Block Diagram
Power Distribution Board
Our power distribution board was very simple for the PIC. Our PIC was powered by a 7.2 V NiCad battery which drew 3.3 V from a buck converter in series. We also used a 5 V buck converter to power some components which required 5 V like the LEDs and Tilt sensor. Moreover, we had a fuse and a SPDT switch to turn off/on the power to the PIC. We also had a 220 uF capacitor across the power rails to minimize noise.
Foot Pedal
We used the Foot Pedal as a button to drive the whale in reverse. We used a pull-up resistor to limit the current input going into the PIC. We had to use a Foot Pedal for driving backwards as our flapping action only supported three driving modes (Front , Right and Left).
Status LEDs
We had two status LEDs. One for displaying the PAIR Status and the other for displaying the IT Status. The LEDs were hooked up directly to the PICs with a current limiting resistor in series. We did not use an awful lot of LEDs as we wanted other modes of feedback including vibration motors for vibro-tactile feedback.
Accelerometers
We use Sparkfun's accelerometers to help us detect wing flaps. There was not a lot of circuitry to be done for this as it directly gave out analog value of each accelerometer axis on the Port Pins. The real challenge for us was routing the wires through the Penguin Suit and making sure they were not yanked out with the users flapping their hands. We used molexes to make sure we won't unplug these while playing the game.
Sing Button
We used a pull-up resistor with a Push button to serve as input to the Port Pin to signal to the board to sing "Ed".
Team Selection
We used a 10k Potentiometer with various dial positions indicating each team to signal which team we would select using the analog value given out by the potentiometer for each dial setting.
Tilt Sensor
We used a tilt switch to capture the pairing status when the user turned his Bow Tie to PAIR. It contains an IR LED and an IR phototransistor, with a small freely moving beam breaking ball that only lets light pass if the device is tilted more than 30° in either direction. We leveraged this design using the ball’s inertial movement when Tilted to generate beam breaks. Once the user has shaken tilted the bow tie enough, we sent out a low signal indicating a PAIR request.
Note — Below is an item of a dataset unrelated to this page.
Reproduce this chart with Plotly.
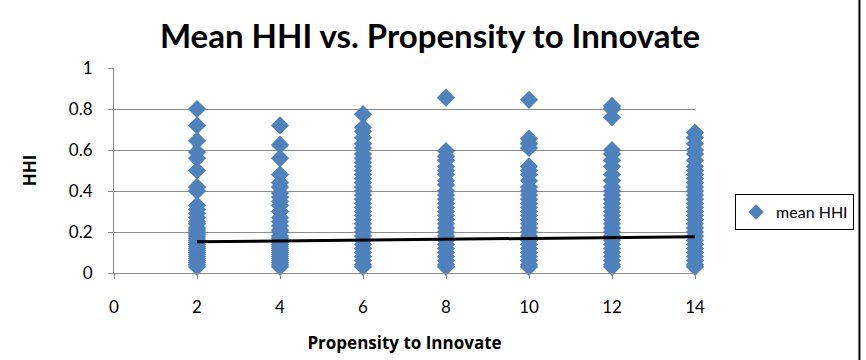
import plotly.graph_objects as go

# HHI values read per propensity category
hhi_2 = [0.80, 0.72, 0.645, 0.59, 0.56, 0.50, 0.42, 0.40, 0.33, 0.31, 0.29, 0.27, 0.25, 0.24,
         0.22, 0.21, 0.20, 0.19, 0.18, 0.17, 0.16, 0.15, 0.14, 0.13, 0.12, 0.11, 0.10, 0.09,
         0.08, 0.07, 0.06, 0.05, 0.04, 0.03]
hhi_4 = [0.72, 0.625, 0.56, 0.48, 0.44, 0.42, 0.39, 0.37, 0.35, 0.33, 0.30, 0.27, 0.25, 0.23,
         0.21, 0.20, 0.18, 0.17, 0.16, 0.15, 0.14, 0.13, 0.12, 0.11, 0.10, 0.09, 0.08, 0.07,
         0.06, 0.05, 0.04, 0.03]
hhi_6 = [0.775, 0.71, 0.69, 0.66, 0.63, 0.61, 0.58, 0.56, 0.54, 0.52, 0.50, 0.48, 0.46, 0.44,
         0.42, 0.40, 0.38, 0.36, 0.34, 0.32, 0.30, 0.28, 0.26, 0.24, 0.22, 0.20, 0.18, 0.16,
         0.14, 0.12, 0.10, 0.08, 0.06, 0.04, 0.03]
hhi_8 = [0.855, 0.595, 0.57, 0.55, 0.52, 0.50, 0.48, 0.45, 0.43, 0.40, 0.38, 0.36, 0.34, 0.32,
         0.30, 0.28, 0.26, 0.24, 0.22, 0.20, 0.18, 0.16, 0.14, 0.12, 0.10, 0.08, 0.06, 0.04, 0.03]
hhi_10 = [0.845, 0.655, 0.63, 0.61, 0.52, 0.50, 0.48, 0.45, 0.42, 0.40, 0.38, 0.36, 0.34, 0.32,
          0.30, 0.28, 0.26, 0.24, 0.22, 0.20, 0.18, 0.16, 0.14, 0.12, 0.10, 0.08, 0.06, 0.04, 0.03]
hhi_12 = [0.815, 0.80, 0.76, 0.60, 0.58, 0.55, 0.52, 0.48, 0.45, 0.42, 0.40, 0.38, 0.36, 0.34,
          0.32, 0.30, 0.28, 0.26, 0.24, 0.22, 0.20, 0.18, 0.16, 0.14, 0.12, 0.10, 0.08, 0.06,
          0.04, 0.03]
hhi_14 = [0.685, 0.66, 0.63, 0.60, 0.58, 0.55, 0.52, 0.50, 0.48, 0.46, 0.44, 0.42, 0.40, 0.38,
          0.36, 0.34, 0.32, 0.30, 0.28, 0.26, 0.24, 0.22, 0.20, 0.18, 0.16, 0.14, 0.12, 0.10,
          0.08, 0.06, 0.04, 0.03]

categories = [2, 4, 6, 8, 10, 12, 14]
series = [hhi_2, hhi_4, hhi_6, hhi_8, hhi_10, hhi_12, hhi_14]

trend_x = [2, 14]
trend_y = [0.152, 0.177]

x_ticks = [0, 2, 4, 6, 8, 10, 12, 14]
y_ticks = [0, 0.2, 0.4, 0.6, 0.8, 1]
y_ticklabels = ["0", "0.2", "0.4", "0.6", "0.8", "1"]

xs, ys = [], []
for c, vals in zip(categories, series):
    xs.extend([c] * len(vals))
    ys.extend(vals)

fig = go.Figure()
fig.add_trace(go.Scatter(
    x=xs, y=ys, mode="markers", name="mean HHI",
    marker=dict(symbol="diamond", size=14, color="#4F81BD"),
    cliponaxis=False,
))
fig.add_trace(go.Scatter(
    x=trend_x, y=trend_y, mode="lines", showlegend=False,
    line=dict(color="black", width=3),
))

font_family = "Lato, 'Open Sans', sans-serif"
grid_col = "#8c8c8c"

fig.update_layout(
    width=866, height=360,
    margin=dict(l=114, r=169, t=68, b=87),
    paper_bgcolor="white", plot_bgcolor="white",
    font=dict(family=font_family, color="black", size=17),
    title=dict(text="<b>Mean HHI vs. Propensity to Innovate</b>",
               x=(157 + 703) / 2 / 866, xanchor="center",
               y=1 - 36 / 360, yanchor="middle",
               font=dict(size=33, family=font_family, color="black")),
    showlegend=True,
    legend=dict(x=1.069, y=0.385, xanchor="left", yanchor="top",
                bordercolor="black", borderwidth=1, bgcolor="white",
                font=dict(size=16, family=font_family), itemsizing="constant"),
    xaxis=dict(range=[0, 14], tickvals=x_ticks, showgrid=False, zeroline=False,
               showline=True, linecolor=grid_col, linewidth=1,
               ticks="outside", ticklen=5, tickcolor=grid_col,
               tickfont=dict(size=17), ticklabelstandoff=14,
               title=dict(text="<b>Propensity to Innovate</b>",
                          font=dict(size=17, family="'Open Sans', sans-serif"), standoff=20)),
    yaxis=dict(range=[0, 1], tickvals=y_ticks, ticktext=y_ticklabels,
               showgrid=True, gridcolor=grid_col, gridwidth=1, zeroline=False,
               showline=True, linecolor=grid_col, linewidth=1,
               ticks="outside", ticklen=5, tickcolor=grid_col,
               tickfont=dict(size=17), ticklabelstandoff=12,
               title=dict(text="<b>HHI</b>",
                          font=dict(size=17, family="'Open Sans', sans-serif"), standoff=27)),
    shapes=[dict(type="line", xref="paper", yref="paper",
                 x0=(862 - 114) / 583, x1=(862 - 114) / 583, y0=-0.5, y1=1.5,
                 line=dict(color="black", width=2))],
)

fig.write_html("out.html")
The output of the tilt switch successively goes through a decoupling capacitor, a hex inverter and voltage divider to turn the noisy 0-5V signal into a clean 0-3.3V signal for the PIC.
Vibration Motors
We used N-Channel MOSFETs to control the driving of each vibration motor. These small vibration motors were Powered by 3 V and received a high signal from the PIC to their gates to turn them on. We used separate MOSFETs for each of the motors as we wanted them to be turned On/Off independently. These Vibration motors served as a vibro-tactile feedback for each side of the bumpers on the WHA:LE; one for left bumper, one for right bumper, one for rear bumper and one for the front bumper.
XBEE
The XBEE connections were very straightforward. The DIN of the XBEE was connected to the Transmit from PIC to receive requests from the PIC. The DOUT of the XBEE was connected to the Receive from PIC to transmit requests to the PIC.
PIC Pinout
Above you can see from the Pinout above we had enough Pins on the PICs to service all the hardware. So, we only chose to keep one PIC on the G[OG]GLE to minimze components on the G[OG]GLE.